## Stored data

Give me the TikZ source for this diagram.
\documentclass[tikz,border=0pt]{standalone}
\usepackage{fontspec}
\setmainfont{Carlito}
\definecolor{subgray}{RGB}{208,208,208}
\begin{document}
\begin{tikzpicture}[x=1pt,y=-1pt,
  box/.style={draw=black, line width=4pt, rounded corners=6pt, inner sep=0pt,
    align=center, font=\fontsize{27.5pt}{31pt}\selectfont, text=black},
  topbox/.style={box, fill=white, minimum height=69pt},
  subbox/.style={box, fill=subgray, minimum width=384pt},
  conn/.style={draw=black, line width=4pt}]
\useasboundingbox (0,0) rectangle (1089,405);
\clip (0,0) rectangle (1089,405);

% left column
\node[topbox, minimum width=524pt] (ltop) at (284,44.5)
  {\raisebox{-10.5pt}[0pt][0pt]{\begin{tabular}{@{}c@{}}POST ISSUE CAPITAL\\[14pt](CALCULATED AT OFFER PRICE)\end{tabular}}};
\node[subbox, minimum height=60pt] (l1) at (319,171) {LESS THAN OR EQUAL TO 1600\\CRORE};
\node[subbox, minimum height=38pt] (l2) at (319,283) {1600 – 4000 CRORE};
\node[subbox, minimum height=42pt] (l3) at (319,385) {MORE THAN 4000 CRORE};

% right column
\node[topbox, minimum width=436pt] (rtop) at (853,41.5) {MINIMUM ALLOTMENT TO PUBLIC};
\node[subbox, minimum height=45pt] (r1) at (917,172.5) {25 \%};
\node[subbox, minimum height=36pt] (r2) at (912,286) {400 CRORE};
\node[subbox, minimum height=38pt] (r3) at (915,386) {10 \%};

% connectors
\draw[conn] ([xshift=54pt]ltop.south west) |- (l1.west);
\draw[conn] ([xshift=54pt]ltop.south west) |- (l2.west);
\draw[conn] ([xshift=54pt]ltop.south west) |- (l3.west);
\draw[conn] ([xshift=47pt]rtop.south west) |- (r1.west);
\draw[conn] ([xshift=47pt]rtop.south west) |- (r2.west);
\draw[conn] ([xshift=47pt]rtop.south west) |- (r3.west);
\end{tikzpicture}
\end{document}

## Exercise instructions
Reproduce the material above without altering a single character.

## Full response
Give me the TikZ source for this diagram.
\documentclass[tikz,border=0pt]{standalone}
\usepackage{fontspec}
\setmainfont{Carlito}
\definecolor{subgray}{RGB}{208,208,208}
\begin{document}
\begin{tikzpicture}[x=1pt,y=-1pt,
  box/.style={draw=black, line width=4pt, rounded corners=6pt, inner sep=0pt,
    align=center, font=\fontsize{27.5pt}{31pt}\selectfont, text=black},
  topbox/.style={box, fill=white, minimum height=69pt},
  subbox/.style={box, fill=subgray, minimum width=384pt},
  conn/.style={draw=black, line width=4pt}]
\useasboundingbox (0,0) rectangle (1089,405);
\clip (0,0) rectangle (1089,405);

% left column
\node[topbox, minimum width=524pt] (ltop) at (284,44.5)
  {\raisebox{-10.5pt}[0pt][0pt]{\begin{tabular}{@{}c@{}}POST ISSUE CAPITAL\\[14pt](CALCULATED AT OFFER PRICE)\end{tabular}}};
\node[subbox, minimum height=60pt] (l1) at (319,171) {LESS THAN OR EQUAL TO 1600\\CRORE};
\node[subbox, minimum height=38pt] (l2) at (319,283) {1600 – 4000 CRORE};
\node[subbox, minimum height=42pt] (l3) at (319,385) {MORE THAN 4000 CRORE};

% right column
\node[topbox, minimum width=436pt] (rtop) at (853,41.5) {MINIMUM ALLOTMENT TO PUBLIC};
\node[subbox, minimum height=45pt] (r1) at (917,172.5) {25 \%};
\node[subbox, minimum height=36pt] (r2) at (912,286) {400 CRORE};
\node[subbox, minimum height=38pt] (r3) at (915,386) {10 \%};

% connectors
\draw[conn] ([xshift=54pt]ltop.south west) |- (l1.west);
\draw[conn] ([xshift=54pt]ltop.south west) |- (l2.west);
\draw[conn] ([xshift=54pt]ltop.south west) |- (l3.west);
\draw[conn] ([xshift=47pt]rtop.south west) |- (r1.west);
\draw[conn] ([xshift=47pt]rtop.south west) |- (r2.west);
\draw[conn] ([xshift=47pt]rtop.south west) |- (r3.west);
\end{tikzpicture}
\end{document}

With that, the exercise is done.